[MPlayer-dev-eng] Nut and B frames (and much more) NODAEMON

Mon Apr 26 18:51:05 CEST 2004

On Mon, 26 Apr 2004 07:38:08 -0400
D Richard Felker III <dalias at aerifal.cx> wrote:

> But how do B frames (or out-of-order frames in general) fit into this
> picture?

Sorry for jumping into this discussion.
If I've not misunderstood the topics, "nut" is a container format, going to
compete with avi, ogg/ogm, matroska.

I know that elegant handling of B frames is in general complicated because
decode order and display order are different, so several strategies can
be chosen.

I'd like to raise a possible issue with future advanced video codecs.
Is the nut container able (in a not hacked and ugly way, I mean) to handle
codecs that don't operate on single frames?
We're assuming that the codecs belong to one of these types.
1) independent frames (that is IIIIIIII-type, i.e. MJPEG)
2) backward dependent frames (that is IPPPIPPP-type, i.e. MPEG without B)
3) backward and forward dependent frames (that is IBBBPBBBPBBBI, i.e full MPEG)

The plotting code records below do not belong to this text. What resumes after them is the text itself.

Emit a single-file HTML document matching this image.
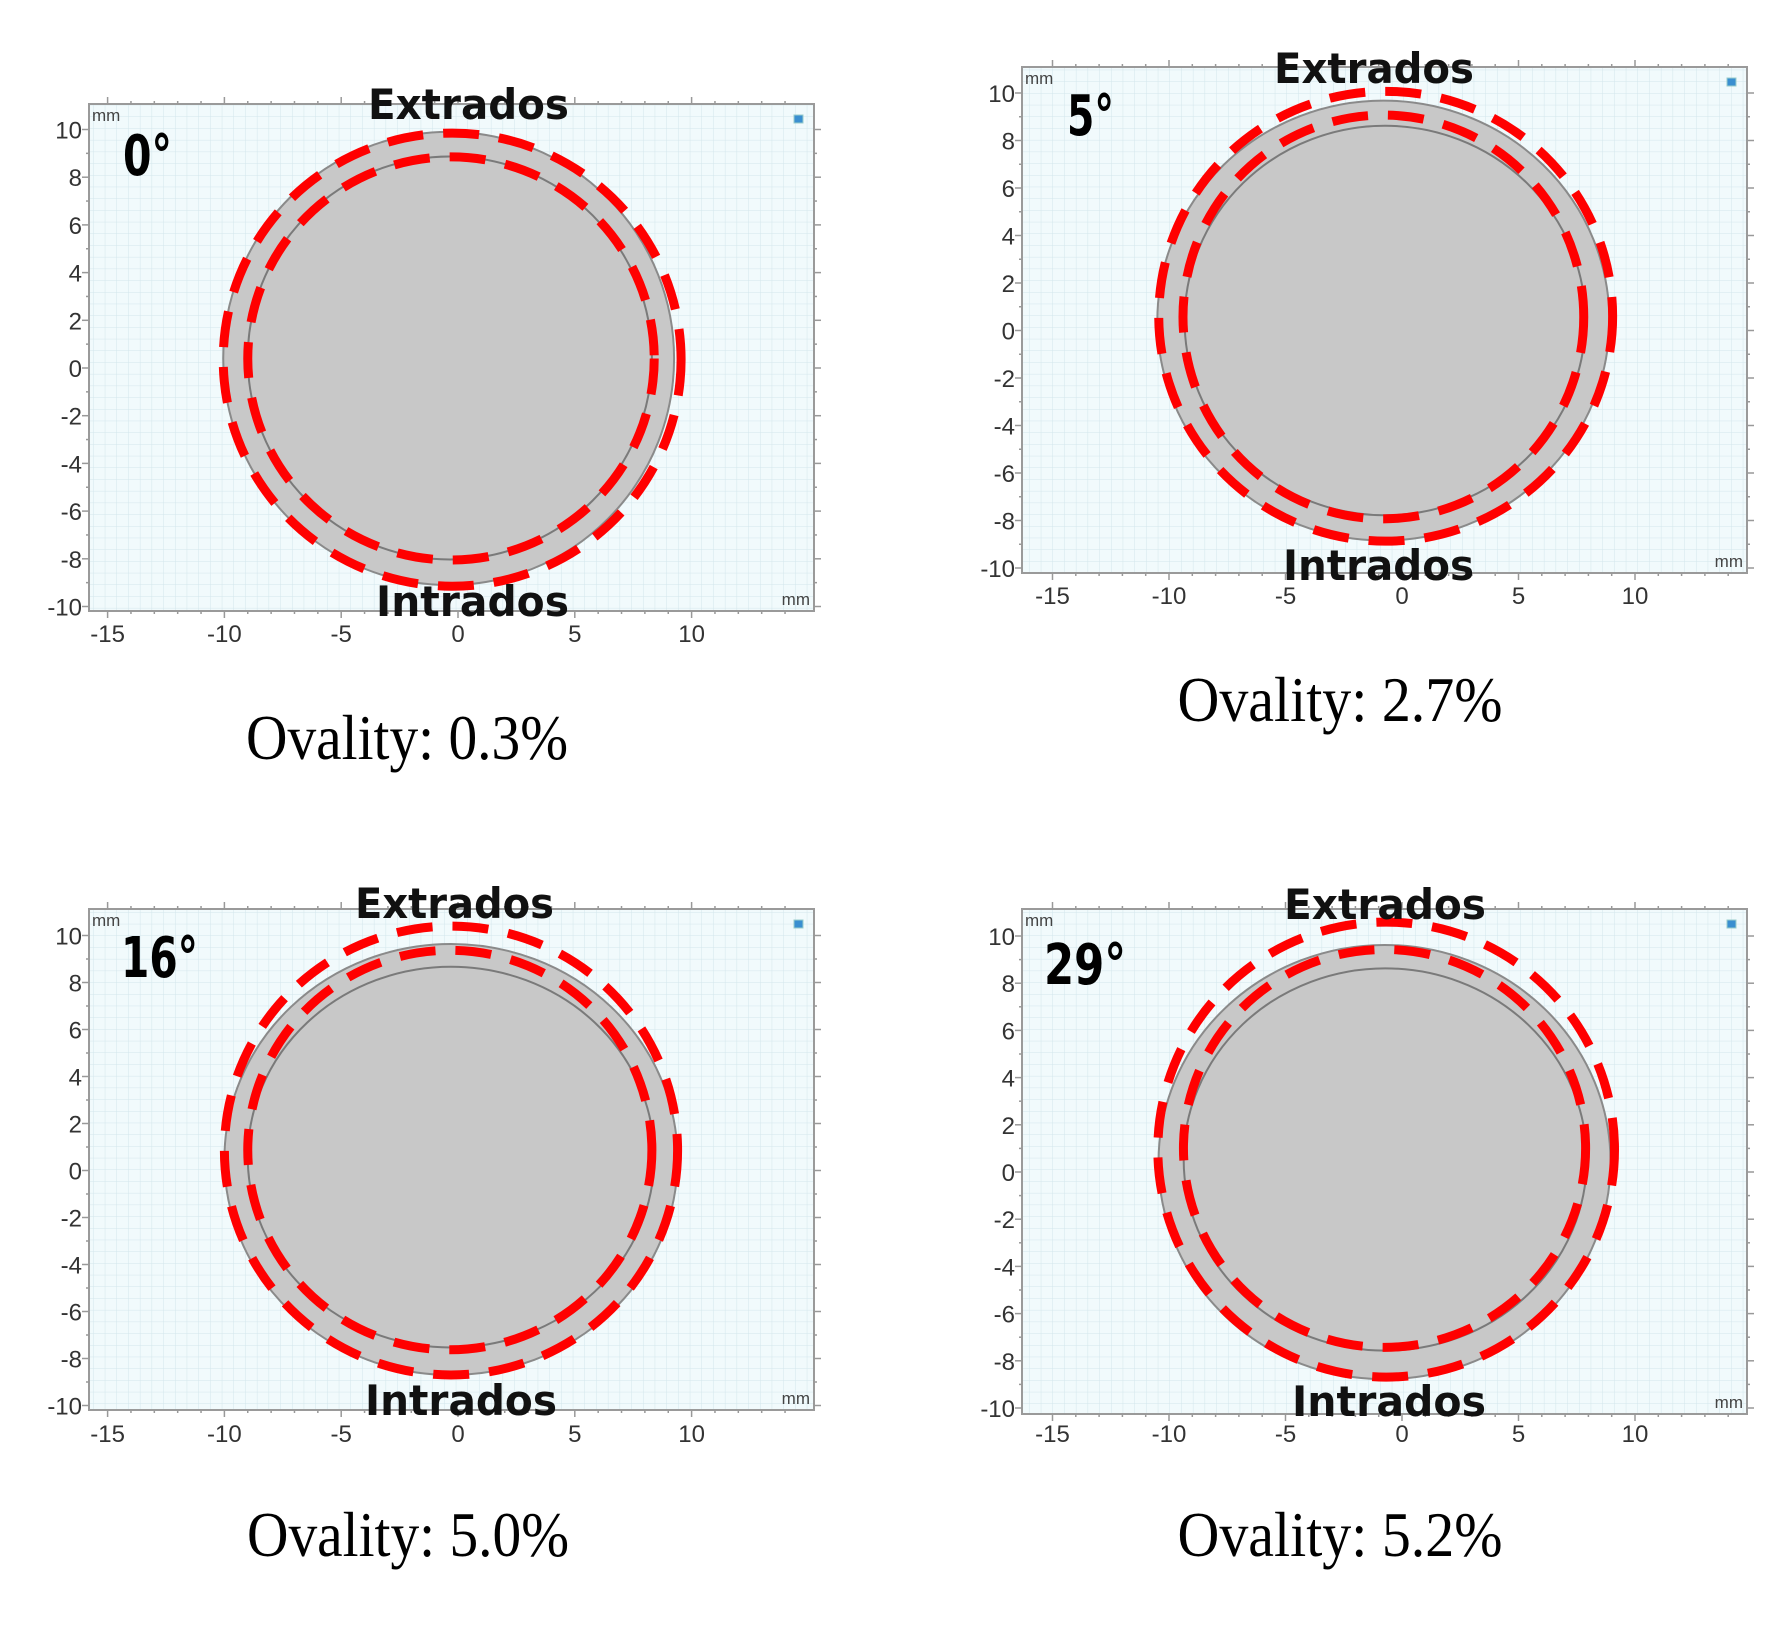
<!DOCTYPE html>
<html><head><meta charset="utf-8"><style>
html,body{margin:0;padding:0;background:#fff;}
svg{display:block;}
</style></head><body>
<svg id="fig" width="1792" height="1651" viewBox="0 0 1792 1651" xmlns="http://www.w3.org/2000/svg">
<defs>
<pattern id="grid" width="11.7" height="11.7" patternUnits="userSpaceOnUse">
<rect width="11.7" height="11.7" fill="#f1fafc"/>
<path d="M11.7 0V11.7M0 11.7H11.7" stroke="#d3e6ec" stroke-width="1"/>
</pattern>
</defs>
</svg>
<script>
// data
const angleLabels = ["0°", "5°", "16°", "29°"];
const ovalityValues = [0.3, 2.7, 5.0, 5.2];
const xTicks = [-15, -10, -5, 0, 5, 10];
const yTicks = [10, 8, 6, 4, 2, 0, -2, -4, -6, -8, -10];
// ellipses [cx, cy, rx, ry] in mm
const grayOuter = [[-0.4,0.4,9.65,9.5],[-0.8,0.42,9.7,9.26],[-0.3,0.47,9.7,9.17],[-0.75,0.42,9.7,9.2]];
const grayInner = [[-0.35,0.42,8.65,8.45],[-0.73,0.42,8.6,8.2],[-0.3,0.57,8.7,8.1],[-0.72,0.53,8.65,8.1]];
const redOuter = [[-0.25,0.35,9.8,9.5],[-0.7,0.6,9.74,9.47],[-0.3,0.85,9.7,9.55],[-0.68,0.95,9.8,9.64]];
const redInner = [[-0.3,0.4,8.7,8.45],[-0.8,0.57,8.6,8.5],[-0.35,0.87,8.65,8.5],[-0.75,1.0,8.63,8.43]];

// layout
const layout = [
 {bx:89,by:104,bw:725,bh:507,x0:458,sx:23.36,y0:368,sy:23.85,ext:[368,569,119],int:[376,569,616],ang:[123,175,172],xlab:642,ov:[407,759]},
 {bx:1022,by:67,bw:725,bh:506,x0:1402,sx:23.3,y0:330.5,sy:23.75,ext:[1274,1474,83],int:[1283,1474,580],ang:[1067,135,1114],xlab:604,ov:[1340,721]},
 {bx:89,by:909,bw:725,bh:501,x0:458,sx:23.36,y0:1170.5,sy:23.5,ext:[355,554,918],int:[365,557,1415],ang:[121,977,198],xlab:1442,ov:[408,1556]},
 {bx:1022,by:909,bw:725,bh:505,x0:1402,sx:23.3,y0:1172,sy:23.6,ext:[1284,1486,919],int:[1292,1486,1416],ang:[1044,984,1126],xlab:1442,ov:[1340,1556]}
];
const NS="http://www.w3.org/2000/svg";
const svg=document.getElementById('fig');
function mk(tag,attrs,parent,txt){const e=document.createElementNS(NS,tag);for(const k in attrs)e.setAttribute(k,attrs[k]);if(txt!==undefined)e.textContent=txt;(parent||svg).appendChild(e);return e;}

layout.forEach((L,i)=>{
  const g=mk('g',{});
  
  
  const X=v=>L.x0+v*L.sx, Y=v=>L.y0-v*L.sy;
  const bg=mk('rect',{x:L.bx,y:L.by,width:L.bw,height:L.bh,fill:'url(#grid)',stroke:'#9a9a9a','stroke-width':2},g);
  
  
  for(let v=-15;v<=14;v++){const x=X(v);const len=(v%5===0)?7:3;
    mk('line',{x1:x,y1:L.by+L.bh,x2:x,y2:L.by+L.bh+len,stroke:'#999','stroke-width':1.5},g);
    mk('line',{x1:x,y1:L.by,x2:x,y2:L.by-len,stroke:'#999','stroke-width':1.5},g);}
  for(let v=-10;v<=10;v++){const y=Y(v);const len=(v%2===0)?7:3;
    mk('line',{x1:L.bx,y1:y,x2:L.bx-len,y2:y,stroke:'#999','stroke-width':1.5},g);
    mk('line',{x1:L.bx+L.bw,y1:y,x2:L.bx+L.bw+len,y2:y,stroke:'#999','stroke-width':1.5},g);}
  xTicks.forEach(v=>{const t=mk('text',{x:X(v),y:L.xlab,'text-anchor':'middle','font-family':'Liberation Sans, sans-serif','font-size':24,fill:'#333'},g,String(v));
    
    });
  yTicks.forEach(v=>{const t=mk('text',{x:L.bx-7,y:Y(v)+9,'text-anchor':'end','font-family':'Liberation Sans, sans-serif','font-size':24,fill:'#333'},g,String(v));
    
    });
  const u1=mk('text',{x:L.bx+3,y:L.by+17,'font-family':'Liberation Sans, sans-serif','font-size':17,fill:'#444'},g,'mm');
  
  
  const u2=mk('text',{x:L.bx+L.bw-4,y:L.by+L.bh-6,'text-anchor':'end','font-family':'Liberation Sans, sans-serif','font-size':17,fill:'#444'},g,'mm');
  
  
  const ic=mk('rect',{x:L.bx+L.bw-20,y:L.by+11,width:9,height:8,fill:'#3a8fd0',stroke:'#9cc','stroke-width':1},g);
  
  
  const ell=(d,attrs,name)=>{const e=mk('ellipse',Object.assign({cx:X(d[0]),cy:Y(d[1]),rx:d[2]*L.sx,ry:d[3]*L.sy},attrs),g);
    
    return e;};
  ell(grayOuter[i],{fill:'#c8c8c8',stroke:'#8a8a8a','stroke-width':2},'outer-wall');
  ell(grayInner[i],{fill:'#c8c8c8',stroke:'#7a7a7a','stroke-width':2},'inner-wall');
  ell(redOuter[i],{fill:'none',stroke:'#ff0000','stroke-width':9,'stroke-dasharray':'36 20'},'deformed-outer-wall');
  ell(redInner[i],{fill:'none',stroke:'#ff0000','stroke-width':9,'stroke-dasharray':'36 20'},'deformed-inner-wall');
  const ex=mk('text',{x:L.ext[0],y:L.ext[2],textLength:L.ext[1]-L.ext[0],lengthAdjust:'spacingAndGlyphs','font-family':'DejaVu Sans, sans-serif','font-weight':'bold','font-size':42,fill:'#111'},g,'Extrados');
  
  
  const inn=mk('text',{x:L.int[0],y:L.int[2],textLength:L.int[1]-L.int[0],lengthAdjust:'spacingAndGlyphs','font-family':'DejaVu Sans, sans-serif','font-weight':'bold','font-size':42,fill:'#111'},g,'Intrados');
  
  
  const an=mk('text',{x:L.ang[0],y:L.ang[1],textLength:L.ang[2]-L.ang[0],lengthAdjust:'spacingAndGlyphs','font-family':'DejaVu Sans, sans-serif','font-weight':'bold','font-size':56,fill:'#000'},g,angleLabels[i]);
  
  
  const ov=mk('text',{x:L.ov[0],y:L.ov[1],'text-anchor':'middle',textLength:(i%2===0?322:325),lengthAdjust:'spacingAndGlyphs','font-family':'Liberation Serif, serif','font-size':64,fill:'#000'},g,'Ovality: '+ovalityValues[i].toFixed(1)+'%');
  
  
});
</script>
</body></html>
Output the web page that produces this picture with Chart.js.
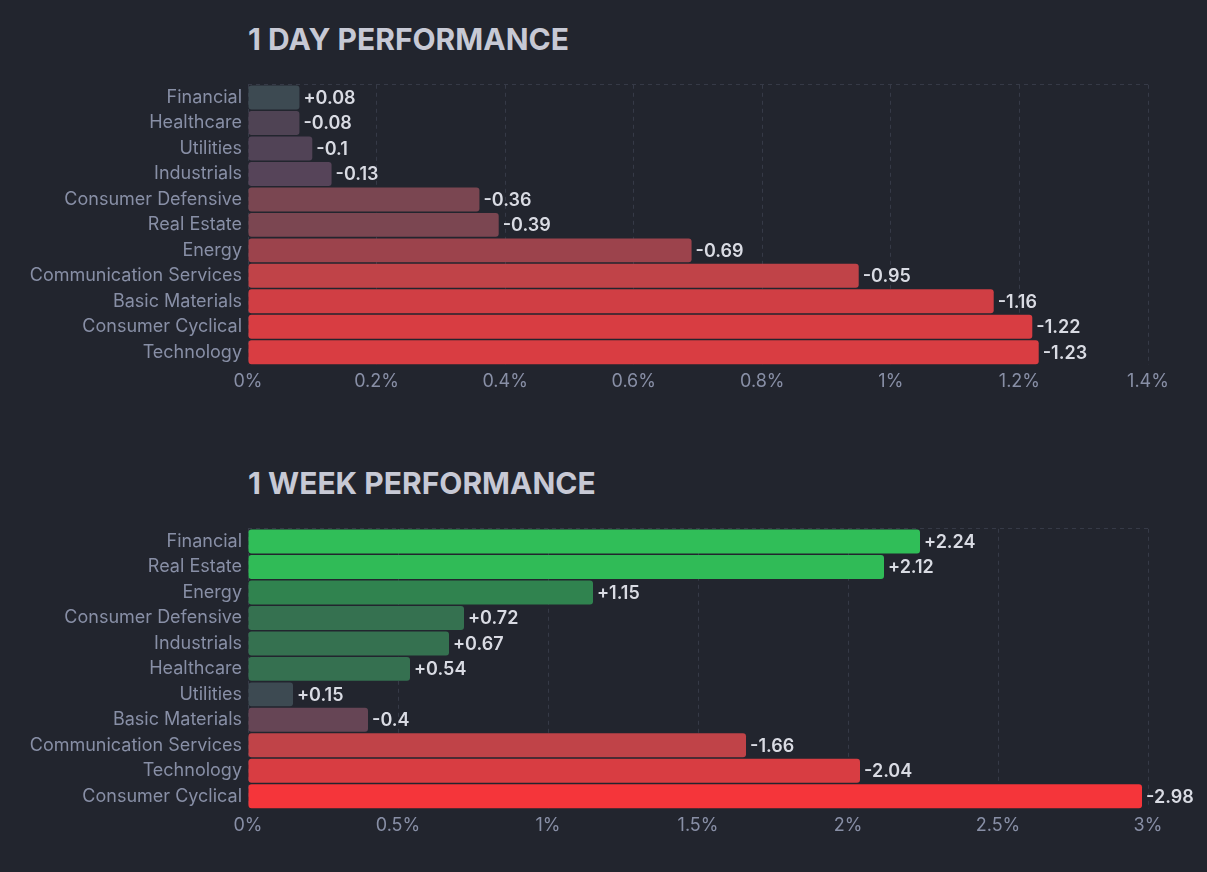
<!DOCTYPE html>
<html>
<head>
<meta charset="utf-8">
<script src="https://cdn.jsdelivr.net/npm/chart.js@4"></script>
<style>
  html, body { margin:0; padding:0; background:#22252e; width:1207px; height:872px; overflow:hidden; font-family: Inter, "Noto Sans", sans-serif; }
  .title { position:absolute; left:248px; margin:0; color:#c7c9d5; font-family: Inter, sans-serif; font-weight:700; font-size:30px; line-height:30px; letter-spacing:0px; white-space:nowrap; }
  .box { position:absolute; left:0; width:1207px; height:330px; }
</style>
</head>
<body>
<h2 class="title" style="top:24px">1 DAY PERFORMANCE</h2>
<div class="box" style="top:68px"><canvas id="c1"></canvas></div>
<h2 class="title" style="top:468px">1 WEEK PERFORMANCE</h2>
<div class="box" style="top:512px"><canvas id="c2"></canvas></div>
<script>
const dayLabels = ["Financial","Healthcare","Utilities","Industrials","Consumer Defensive","Real Estate","Energy","Communication Services","Basic Materials","Consumer Cyclical","Technology"];
const dayValues = [0.08,-0.08,-0.1,-0.13,-0.36,-0.39,-0.69,-0.95,-1.16,-1.22,-1.23];
const dayColors = ["#3d4a52","#4f4354","#514356","#564459","#7a4651","#7b4651","#9c434c","#c04348","#d03e44","#d83d42","#d93d42"];
const dayTicks = [0,0.2,0.4,0.6,0.8,1,1.2,1.4];

const weekLabels = ["Financial","Real Estate","Energy","Consumer Defensive","Industrials","Healthcare","Utilities","Basic Materials","Communication Services","Technology","Consumer Cyclical"];
const weekValues = [2.24,2.12,1.15,0.72,0.67,0.54,0.15,-0.4,-1.66,-2.04,-2.98];
const weekColors = ["#30be58","#30bb57","#30834f","#357150","#357150","#357050","#3d4a52","#664555","#c04348","#d83d42","#f5353a"];
const weekTicks = [0,0.5,1,1.5,2,2.5,3];

const GRID = "#363a47";
const TICK = "#888fa6";
const VALUE = "#d9dbe3";

const valueLabels = {
  id: "valueLabels",
  afterDatasetsDraw(chart) {
    const ctx = chart.ctx;
    const meta = chart.getDatasetMeta(0);
    const raw = chart.options.plugins.valueLabels.values;
    ctx.save();
    ctx.font = "600 18px Inter, sans-serif";
    ctx.fillStyle = VALUE;
    ctx.textBaseline = "middle";
    ctx.textAlign = "left";
    meta.data.forEach((bar, i) => {
      const v = raw[i];
      const txt = (v > 0 ? "+" : "") + String(v);
      ctx.fillText(txt, bar.x + 4, bar.y + 1);
    });
    ctx.restore();
  }
};

function makeChart(id, labels, values, colors, ticks) {
  const max = ticks[ticks.length - 1];
  return new Chart(document.getElementById(id), {
    type: "bar",
    data: {
      labels: labels,
      datasets: [{
        data: values.map(v => Math.abs(v)),
        backgroundColor: colors,
        borderRadius: 3,
        borderSkipped: false,
        barPercentage: 0.94,
        categoryPercentage: 1.0
      }]
    },
    options: {
      indexAxis: "y",
      responsive: true,
      maintainAspectRatio: false,
      animation: false,
      layout: { padding: { top: 14, right: 59, bottom: 3, left: 0 } },
      plugins: {
        legend: { display: false },
        tooltip: { enabled: false },
        valueLabels: { values: values }
      },
      scales: {
        x: {
          min: 0, max: max,
          afterBuildTicks(scale) { scale.ticks = ticks.map(v => ({ value: v })); },
          afterFit(scale) { scale.height = 30; },
          ticks: {
            color: TICK,
            font: { family: "Inter, sans-serif", size: 18 },
            padding: 6,
            callback: v => String(Math.round(v * 10) / 10) + "%"
          },
          grid: { color: GRID, drawTicks: false, lineWidth: 1 },
          border: { display: false, dash: [4, 4] }
        },
        y: {
          afterFit(scale) { scale.width = 248; },
          ticks: {
            color: TICK,
            font: { family: "Inter, sans-serif", size: 18 },
            padding: 6
          },
          grid: {
            drawTicks: false,
            offset: true,
            color: (c) => (c.index === 0 || c.index === labels.length) ? GRID : "rgba(0,0,0,0)"
          },
          border: { display: false, dash: [4, 4] }
        }
      }
    },
    plugins: [valueLabels]
  });
}

makeChart("c1", dayLabels, dayValues, dayColors, dayTicks);
makeChart("c2", weekLabels, weekValues, weekColors, weekTicks);
</script>
</body>
</html>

what about another possibility?

4) group of frames (that is GGG, where every G encodes, for example, 25 frames).

Correct me if I'm wrong, but avi was designed with 1) and 2) in mind and
some trickery was necessary to have streams of type 3).
Nut will support well 1), 2) and 3) (the existance of this thread is a proof
of that), but was 4) ever considered until now?

Just to explain it better, the G type encoder takes 25 frames and
outputs some bits which describe all the frames. If you miss one of the bits
none of the frames is recoverable (in theory).

Maybe this could look bizarre to someone, but my point is that
a frame-based approach for video is just like a sample-based approach
for audio. Older audio encoders work sample by sample (maybe with some
prediction, i.e. ADPCM), newer ones work on groups of samples
(exploiting a transformed domain, i.e. MP3).
Same thing for video; with I, P and B, we're at the ADPCM stage.
We will all use codecs doing transforms in the time domain, sooner
or later, so it's better to be prepared.
Audio has samples and groups of them are called "audio frames".
Video has frames and groups of them could be called "sequences", I
don't know if a name has been already made for them (gop is not
exactly that).
Video coding has moved from pixels to frames (so it's
possible to transform along the x and y axis), the next step is
obvious (transform along t).

A transformation along t has to be well designed to give
good compression (but some good solution can be found), and much
more memory and CPU is needed (but in a few years it will not be a
problem anymore, and PCI-express and fully programmable GPUs
(a.k.a. powerful parallel processors) will certainly help).

It would be good to debate on this issue. For example, the pts
is supposed to represent the istant in which the frame starts
or the istant at the middle of the frame duration (in my example,
the G would shift 0.5 seconds if things aren't well defined).
Another thing, what if the codec does this:
1) takes frames 0-24 and generates a G bitstream
2) takes frames 20-44 and generates another G bitstream
and the decoder is supposed to blend frames 20,21,22,23,24 together
to avoid "block artifacts" in the time domain?
In other words, the group of frames are partially overlapped.
(this already happens in audio coding, right?)

I don't know if there is some G based video codec, but I'm thinking
about creating one using modified 3D wavelets.
BTW, is Tarkin dead?

-- 
   Roberto Ragusa    mail at robertoragusa.it